Published 4 min read
By Katharine Webster

A new Honors College program pays students to intern at a Lowell nonprofit for a year, giving the students valuable career skills while also benefiting community organizations.

Nokomis Bramantecohen, a senior psychology major from Wilmington, is working in after-school programs run by Girls Inc. at two different schools. She said her Lowell “City-ship” is an opportunity to practice skills she learned as a campus well-being leader and peer mentor, but in a setting that aligns even more closely with her career goals.

“I want to work as a social worker with kids in a school setting,” she said. “I wanted more experience and to get to know more about the nonprofits in Lowell.”

Girls Inc.’s child care programs administrator, Jennifer Khat, introduced Bramantecohen to a group of fourth grade girls at the Charles W. Morey Elementary School last fall. For a couple of weeks, they co-taught a weekly hourlong program. 

Then Khat stepped back, giving Bramantecohen full responsibility for creating lessons and activities focused on building the girls’ social and emotional skills, such as listening respectfully to others.

Nokomis Bramantecohen holds up a thank you card that 4th grade girls made for her Image by K. Webster

Psychology major Nokomis Bramantecohen holds up a thank you note written by the fourth graders in her Girls Inc. after-school program.

“She let me lead,” said Bramantecohen, who also works several hours each week at a Girls Inc. after-school program at the Lowell Collegiate Charter School that serves K-12 girls from several different public schools.

The City-ship program began last summer as a pilot project, said Erin Jenkins, senior assistant director of community outreach, engagement and development for the Honors College.

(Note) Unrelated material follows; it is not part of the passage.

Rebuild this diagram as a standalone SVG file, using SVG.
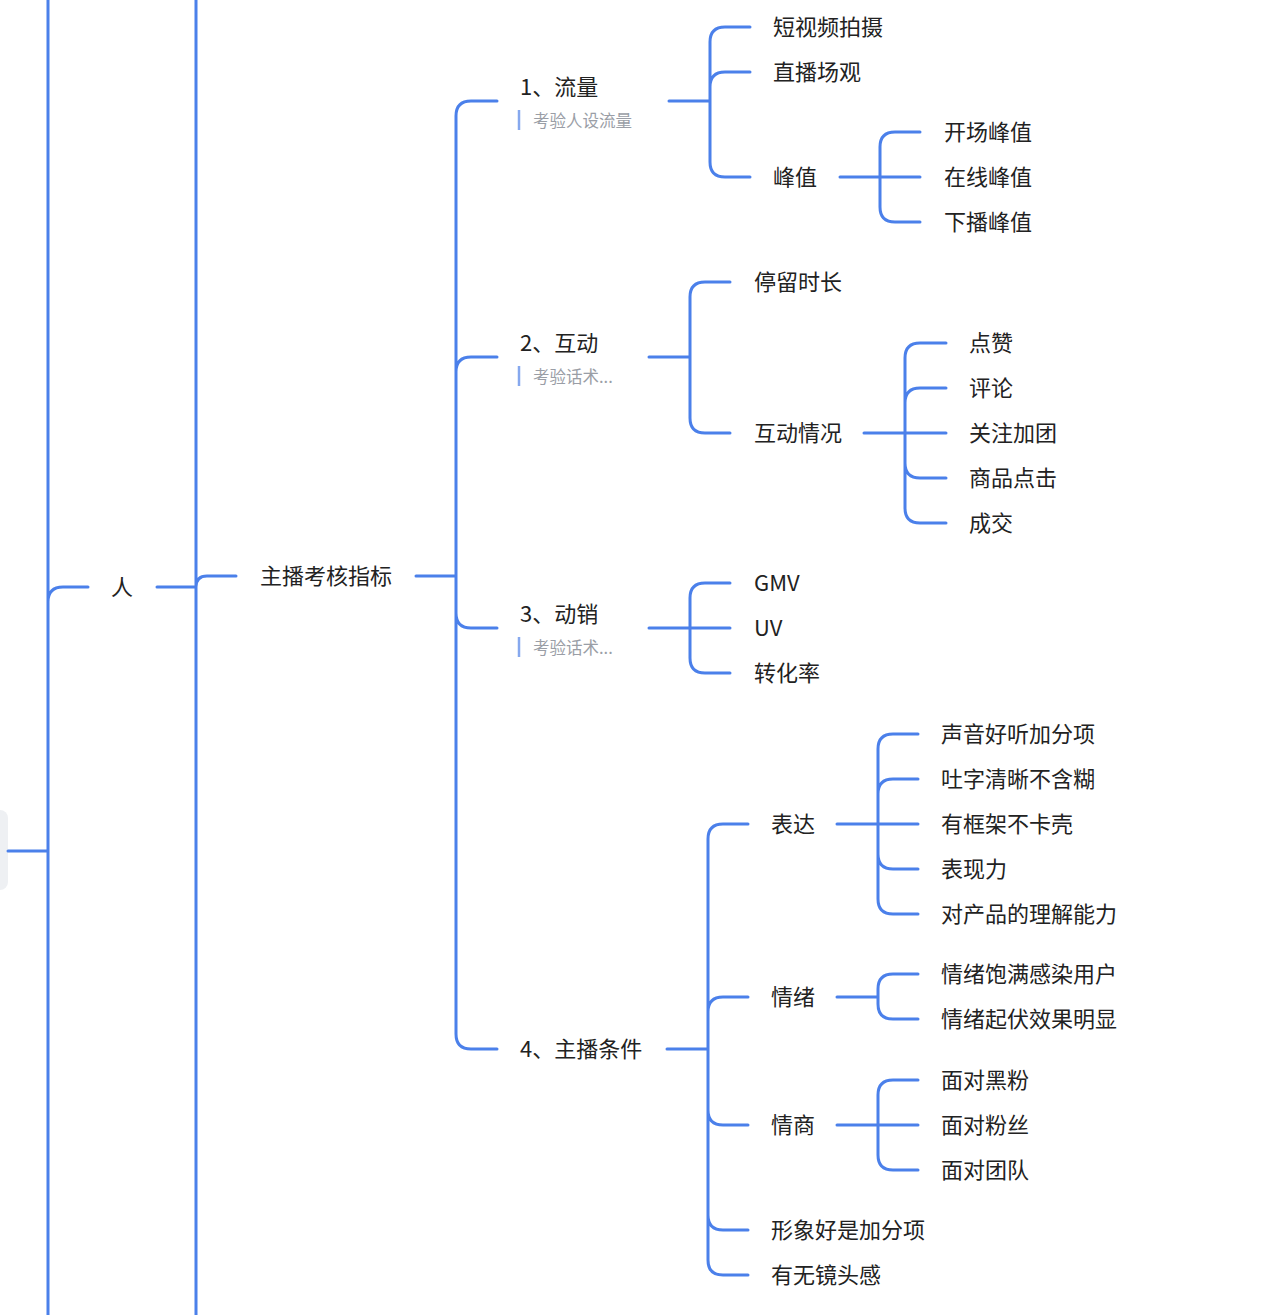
<svg xmlns="http://www.w3.org/2000/svg" width="1280" height="1315" viewBox="0 0 1280 1315">
<style>
.c{fill:none;stroke:#4b80ea;stroke-width:3;stroke-linecap:round}
.t{font-family:"Noto Sans CJK SC","Noto Sans",sans-serif;font-size:22px;fill:#222;dominant-baseline:central}
.s{font-family:"Noto Sans CJK SC","Noto Sans",sans-serif;font-size:16.5px;fill:#9a9ea6;dominant-baseline:central}
.b{stroke:#86a8ee;stroke-width:2.5}
</style>
<rect x="0" y="0" width="1280" height="1315" fill="#fff"/>
<rect x="-12" y="810" width="20" height="80" rx="8" fill="#eef0f3"/>
<g id="connectors">
<path class="c" d="M48 0V1315M8 851H48M48 851V602Q48 587 63 587H88"/>
<path class="c" d="M157 587H196M196 0V1315M196 587Q196 576 207 576H236"/>
<path class="c" d="M416 576H456M456 576V116Q456 101 471 101H497M456 576V372Q456 357 471 357H497M456 576V613Q456 628 471 628H497M456 576V1034Q456 1049 471 1049H497"/>
<path class="c" d="M669 101H710M710 101V42Q710 27 725 27H750M710 101V87Q710 72 725 72H750M710 101V162Q710 177 725 177H750"/>
<path class="c" d="M840 177H920M880 177V147Q880 132 895 132H920M880 177V207Q880 222 895 222H920"/>
<path class="c" d="M649 357H690M690 357V297Q690 282 705 282H730M690 357V418Q690 433 705 433H730"/>
<path class="c" d="M864 433H946M905 433V358Q905 343 920 343H946M905 433V403Q905 388 920 388H946M905 433V463Q905 478 920 478H946M905 433V508Q905 523 920 523H946"/>
<path class="c" d="M649 628H730M690 628V598Q690 583 705 583H730M690 628V658Q690 673 705 673H730"/>
<path class="c" d="M667 1049H708M708 1049V839Q708 824 723 824H748M708 1049V1012Q708 997 723 997H748M708 1049V1110Q708 1125 723 1125H748M708 1049V1215Q708 1230 723 1230H748M708 1049V1260Q708 1275 723 1275H748"/>
<path class="c" d="M837 824H918M878 824V749Q878 734 893 734H918M878 824V794Q878 779 893 779H918M878 824V854Q878 869 893 869H918M878 824V899Q878 914 893 914H918"/>
<path class="c" d="M837 997H878M878 997V989Q878 974 893 974H918M878 997V1004Q878 1019 893 1019H918"/>
<path class="c" d="M837 1125H918M878 1125V1095Q878 1080 893 1080H918M878 1125V1155Q878 1170 893 1170H918"/>
</g>
<g transform="translate(0,-2)">
<g id="n-ren"><text class="t" x="122" y="587" text-anchor="middle">人</text></g>
<g id="n-root"><text class="t" x="260" y="576">主播考核指标</text></g>
<g id="n-liuliang"><text class="t" x="520" y="87">1、流量</text><line class="b" x1="519" y1="112" x2="519" y2="132"/><text class="s" x="533" y="122">考验人设流量</text></g>
<g id="n-hudong"><text class="t" x="520" y="343">2、互动</text><line class="b" x1="519" y1="368" x2="519" y2="388"/><text class="s" x="533" y="378">考验话术...</text></g>
<g id="n-dongxiao"><text class="t" x="520" y="614">3、动销</text><line class="b" x1="519" y1="639" x2="519" y2="659"/><text class="s" x="533" y="649">考验话术...</text></g>
<g id="n-tiaojian"><text class="t" x="520" y="1049">4、主播条件</text></g>
<g id="n-1a"><text class="t" x="773" y="27">短视频拍摄</text></g>
<g id="n-1b"><text class="t" x="773" y="72">直播场观</text></g>
<g id="n-1c"><text class="t" x="773" y="177">峰值</text></g>
<g id="n-1c1"><text class="t" x="944" y="132">开场峰值</text></g>
<g id="n-1c2"><text class="t" x="944" y="177">在线峰值</text></g>
<g id="n-1c3"><text class="t" x="944" y="222">下播峰值</text></g>
<g id="n-2a"><text class="t" x="754" y="282">停留时长</text></g>
<g id="n-2b"><text class="t" x="754" y="433">互动情况</text></g>
<g id="n-2b1"><text class="t" x="969" y="343">点赞</text></g>
<g id="n-2b2"><text class="t" x="969" y="388">评论</text></g>
<g id="n-2b3"><text class="t" x="969" y="433">关注加团</text></g>
<g id="n-2b4"><text class="t" x="969" y="478">商品点击</text></g>
<g id="n-2b5"><text class="t" x="969" y="523">成交</text></g>
<g id="n-3a"><text class="t" x="754" y="583">GMV</text></g>
<g id="n-3b"><text class="t" x="754" y="628">UV</text></g>
<g id="n-3c"><text class="t" x="754" y="673">转化率</text></g>
<g id="n-4a"><text class="t" x="771" y="824">表达</text></g>
<g id="n-4a1"><text class="t" x="941" y="734">声音好听加分项</text></g>
<g id="n-4a2"><text class="t" x="941" y="779">吐字清晰不含糊</text></g>
<g id="n-4a3"><text class="t" x="941" y="824">有框架不卡壳</text></g>
<g id="n-4a4"><text class="t" x="941" y="869">表现力</text></g>
<g id="n-4a5"><text class="t" x="941" y="914">对产品的理解能力</text></g>
<g id="n-4b"><text class="t" x="771" y="997">情绪</text></g>
<g id="n-4b1"><text class="t" x="941" y="974">情绪饱满感染用户</text></g>
<g id="n-4b2"><text class="t" x="941" y="1019">情绪起伏效果明显</text></g>
<g id="n-4c"><text class="t" x="771" y="1125">情商</text></g>
<g id="n-4c1"><text class="t" x="941" y="1080">面对黑粉</text></g>
<g id="n-4c2"><text class="t" x="941" y="1125">面对粉丝</text></g>
<g id="n-4c3"><text class="t" x="941" y="1170">面对团队</text></g>
<g id="n-4d"><text class="t" x="771" y="1230">形象好是加分项</text></g>
<g id="n-4e"><text class="t" x="771" y="1275">有无镜头感</text></g>
</g>
</svg>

Last fall, 17 students signed up to earn $3,000 over the academic year while interning at one of several Lowell nonprofits, including the Boys & Girls Club of Greater Lowell, the Coalition for a Better Acre, the African Community Center, the International Institute of New England, the ACE Center for New Americans and the Movement to a Learning City.

The City-ship students must attend at least three professional development workshops offered through the program on skills like time management, professional communications and event planning. They also must take part in a kickoff event, a midyear presentation on their work and a final presentation and celebration, and they must write a reflective essay on their experience.

While typical internships last for a summer or a semester, City-ships require a yearlong commitment so that the students can make a real contribution once their supervisors finish training them. It’s good for the students, too, because they are treated like real employees, Jenkins said.

That’s certainly the case at the Coalition for a Better Acre (CBA), where senior accounting major Aidan Riker spent the fall helping to transition donor contributions and vendor invoices and payments from paper files into computerized tracking systems, under the supervision of Chief Financial Officer Ryan Faria.

Andrew Lucier and Justien Martin hold up a banner Image by Courtesy

Biology major Andrew Lucier, right, with Corporate and Volunteer Coordinator Justien Martin at the Boys & Girls Club of Greater Lowell.


The City-ship program is “really fantastic for nonprofits like CBA, because we can’t afford to pay interns,” said Director of Operations Shamir Rivera-Quintal, who noted that the community development organization has hosted many university interns over the years through a range of programs – and offered jobs to quite a few of them upon graduation. “And the students are wonderful.”

Riker’s role became even more critical this month, because both Faria and Rivera-Quintal left the CBA in December for other jobs. Riker is now the sole, on-site person in charge of depositing checks, forwarding invoices and logging everything into the tracking software. Working with an outside contractor who is acting as CFO, Riker is also helping to reconcile the books at the end of each month.

Riker has already accepted a post-graduation job offer from LGA, a public accounting firm where he interned over the summer. But he expects to work as an in-house accountant for a private company at some point – and the City-ship is giving him a taste of what that involves.

“Over the summer, I worked with LGA in audit work, dealing with different clients all the time,” Riker said. “I wanted to have a different experience.”

City-ships are not exclusive to juniors and seniors. Biology major Andrew Lucier, a sophomore who just transferred to UMass Lowell in September, applied for a City-ship at the Boys & Girls Club because he wants to be a high school biology teacher.

Lucier is working as a liaison to other nonprofits that partner with the club to help plan special programming and events.

“The main thing I’ve been working on is Literacy Day with Hero’s Read and Project Learn. It’s basically a free book drive. The kids can get any book they want, and we’re going to have a lot of volunteers reading to kids,” Lucier said.

“I’m getting experience in the back side of nonprofits and education,” he said. “I’ve been able to go to the board meetings and the staff meetings … and I get to see all about the grants and donations the club has to get to stay open – so all of the things you don’t even think about when you’re actually working with the kids.”